At age 11, Tera tripped over the family cat and landed on her arm. The pain came back, flooding her right arm with fire from the finger to the shoulder. Kim said the syndrome affects the appearance of the affected area. The skin on Tera's arm turned red and the hairs stood straight up. The skin can be either very hot or cold to the touch. But touching is not recommended.

"You can't get it wet," Tera said. The water causes pain. "You can't put it under the covers," she said. Even the softest sheet causes agony. Even noise can set off or escalate the pain, Tera said.

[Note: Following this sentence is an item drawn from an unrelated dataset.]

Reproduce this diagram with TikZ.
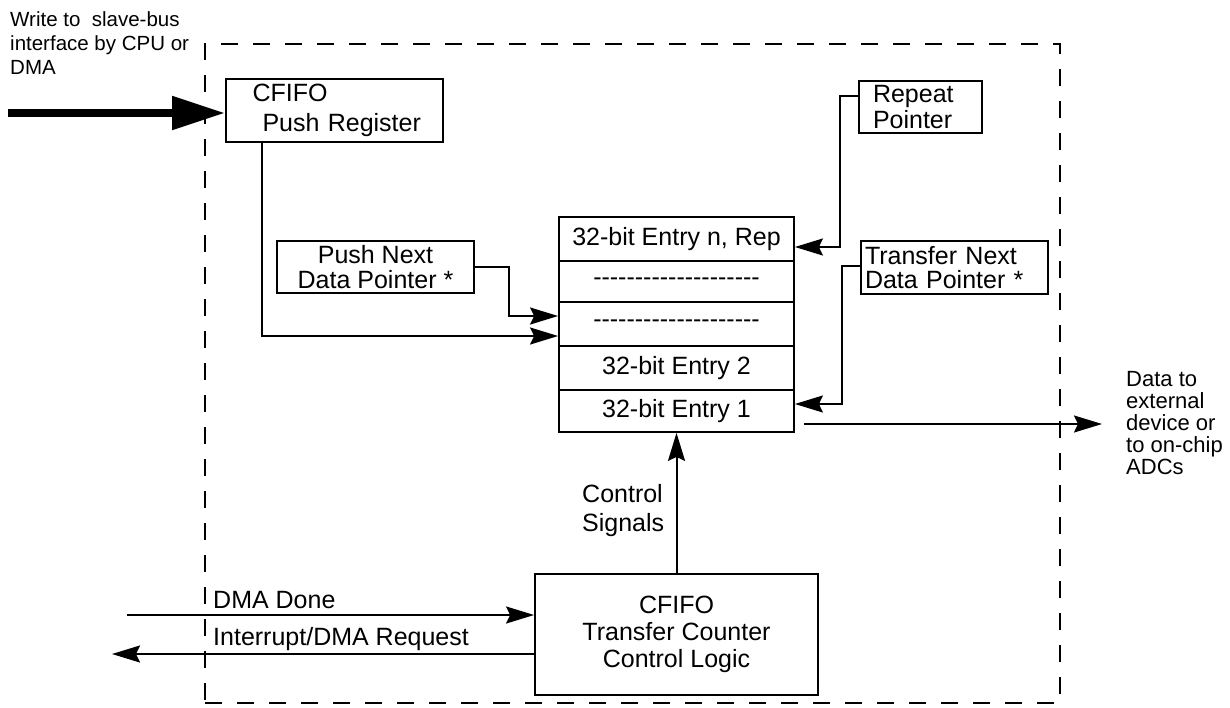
\documentclass[tikz,border=0pt]{standalone}
\usepackage{fontspec}
\setmainfont{Liberation Sans}
\usetikzlibrary{arrows.meta}
\newcommand\hyone{-\kern0pt}
\newcommand\hyfive{\hyone\hyone\hyone\hyone\hyone}
\newcommand\hyrow{\hyfive\hyfive\hyfive\hyfive}
\begin{document}
\begin{tikzpicture}[x=1pt,y=-1pt,
  box/.style={draw, line width=1.8pt, inner sep=0pt, font=\fontsize{25pt}{27pt}\selectfont},
  entry/.style={box, minimum width=235pt},
  conn/.style={line width=2pt, -{Stealth[length=28pt,width=17pt,inset=4pt]}},
  bigarrow/.style={line width=8pt, -{Triangle[length=53pt,width=32pt]}},
  lbl/.style={inner sep=0pt, align=left, font=\fontsize{25pt}{29pt}\selectfont},
  small/.style={inner sep=0pt, align=left, font=\fontsize{20.5pt}{24pt}\selectfont},
  side/.style={inner sep=0pt, align=left, font=\fontsize{22pt}{22pt}\selectfont},
  chipline/.style={draw, line width=2pt, dash pattern=on 17pt off 15pt, inner sep=0pt}
]
\useasboundingbox (0,0) rectangle (1230,707);

% dashed boundary
\node[chipline, minimum width=855pt, minimum height=659pt] (chip) at (632.5,373.5) {};

% boxes
\node[box, minimum width=217pt, minimum height=63pt, text width=180pt, align=left,
      font=\fontsize{25pt}{30pt}\selectfont] (push) at (334.5,110.5)
  {\hspace*{8pt}CFIFO\\\hspace*{18pt}Push Register};
\node[box, minimum width=123pt, minimum height=52pt, text width=95pt, align=left,
      font=\fontsize{25pt}{26pt}\selectfont] (rep) at (920.5,107) {Repeat\\Pointer};
\node[box, minimum width=197pt, minimum height=52pt, align=center,
      font=\fontsize{25pt}{25pt}\selectfont] (pnext) at (375.5,267) {Push Next\\Data Pointer *};
\node[box, minimum width=187pt, minimum height=53pt, text width=179pt, align=left,
      font=\fontsize{25pt}{23.5pt}\selectfont] (tnext) at (954.5,267.5) {Transfer Next\\Data Pointer *};
\node[box, minimum width=283pt, minimum height=121pt, align=center] (ctrl) at (676.5,634.5)
  {CFIFO\\Transfer Counter\\Control Logic};

% FIFO stack
\node[entry, minimum height=44pt] (r1) at (676.5,239) {32-bit Entry n, Rep};
\node[entry, minimum height=41pt] (r2) at (676.5,281.5) {\hyrow};
\node[entry, minimum height=44pt] (r3) at (676.5,324) {\hyrow};
\node[entry, minimum height=44pt] (r4) at (676.5,368) {32-bit Entry 2};
\node[entry, minimum height=42pt] (r5) at (676.5,411) {32-bit Entry 1};

% labels
\node[small, anchor=west] (wlabel) at (10,43) {Write to\ \ slave-bus\\interface by CPU or\\DMA};
\node[side, anchor=west] (datato) at (1126,423) {Data to\\external\\device or\\to on-chip\\ADCs};
\node[lbl, anchor=west] (csig) at (582,511) {Control\\Signals};
\node[lbl, anchor=base west] (dmadone) at (213,608) {DMA Done};
\node[lbl, anchor=base west] (intreq) at (213,645) {Interrupt/DMA Request};

% free ends
\coordinate (wr) at (8,113);
\coordinate (out) at (1102,424);
\coordinate (dmain) at (127,615);
\coordinate (intout) at (112,654);

% connectors
\draw[bigarrow] (wr) -- (wr -| push.west);
\draw[conn] ([xshift=-72.5pt]push.south) |- ([yshift=-12pt]r3.west);
\draw[conn] (pnext.east) -- ++(34,0) |- ([yshift=8pt]r3.west);
\draw[conn] ([yshift=11pt]rep.west) -- ++(-18,0) |- ([yshift=-8pt]r1.east);
\draw[conn] ([yshift=1.5pt]tnext.west) -- ++(-18,0) |- ([yshift=7pt]r5.east);
\draw[conn] ([xshift=9pt]out -| r5.east) -- (out);
\draw[conn] (ctrl.north) -- (r5.south);
\draw[conn] (dmain) -- (dmain -| ctrl.west);
\draw[conn] (intout -| ctrl.west) -- (intout);
\end{tikzpicture}
\end{document}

Again, this attack lasted between three and four months. Pain blocks aren't the only treatment. Once the pain is controlled, the patient needs therapy because the syndrome causes muscles to wither away if they're not kept in motion. Tera said she squeezed tennis balls, learned sign language and did a lot of writing and drawing.

The pain left for five years, but when Tera was starting high school as a freshman, she began to experience low back pain. A benign tumor was found on her spinal column. She went through surgery at UW-Madison in October 2004 to remove the tumor. The operation was a success, but the surgery triggered another bout with the syndrome, Kim said. The onset this time was slow, but it came on nonetheless.

By April, the pain started in earnest. Tera found starting her junior year at Big Foot High School was impossible. "I do want to be here, but I can't be here," Tera said. "School is a privilege. It's been taken away from me.

"Tera is on the 504 plan, a federal program that gives students an extra year to complete a school year. She's had tutoring and does research on the Internet to make up for lost classroom time. "The Internet is my biggest resource," Tera said.

Tera had to complete her entire junior year during the summer. By late August, she was certain she would finish her junior year and be ready to start her senior year this fall. Tera said Big Foot did everything it could to help her complete her junior year. "The students and teachers are very supportive," Tera said.

By August, the Complex Regional Pain Syndrome was going into remission again. Tera can't participate in contact sports. But she is active - when she can be. "I can't live in a plastic bubble," Tera said. "It's just a risk you have to take." Tera takes pain counseling, but she doesn't put much stock in it. Instead, she relies on a matter-of-fact, grit-your-teeth, fight-through-the-pain attitude. "Everyone falls down in life, but you have to get back up," Tera said.

"You have to be an advocate for yourself."